Robber Baron Cave Preserve
Robber Baron Preserve contains a unique cave and species, but is located on a small lot along a busy street in the middle of a densely urbanized neighborhood of San Antonio. As a result, the cave and property have many special considerations. TCMA attempts to balance protection of the cave with education, science, and recreation while being part of the neighborhood it resides in.

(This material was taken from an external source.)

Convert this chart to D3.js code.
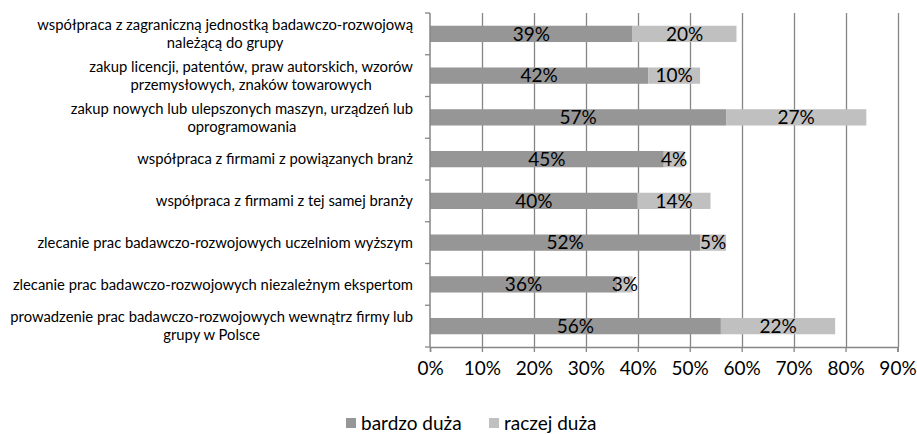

The surface of the property has been transformed from an overgrown vacant lot into a park-like green space open for visitation. Non-native plants were removed, water flow was adjusted to prevent contaminated water from streets entering the cave, and the entrance was improved to permit more access by species that use caves as their home. By maintaining it as a publically open green space area, we are attempting be part of the neighborhood and provide a place to learn about caves and karst, while reducing vandalism issues. The Preserve has a short trail and bridge from which the sinkhole can be viewed. A kiosk provides information about Robber Baron as well as caves in general and TCMA. Two picnic tables are available for visitors, and steps lead down into the 40-foot deep sinkhole where the entrances may be seen.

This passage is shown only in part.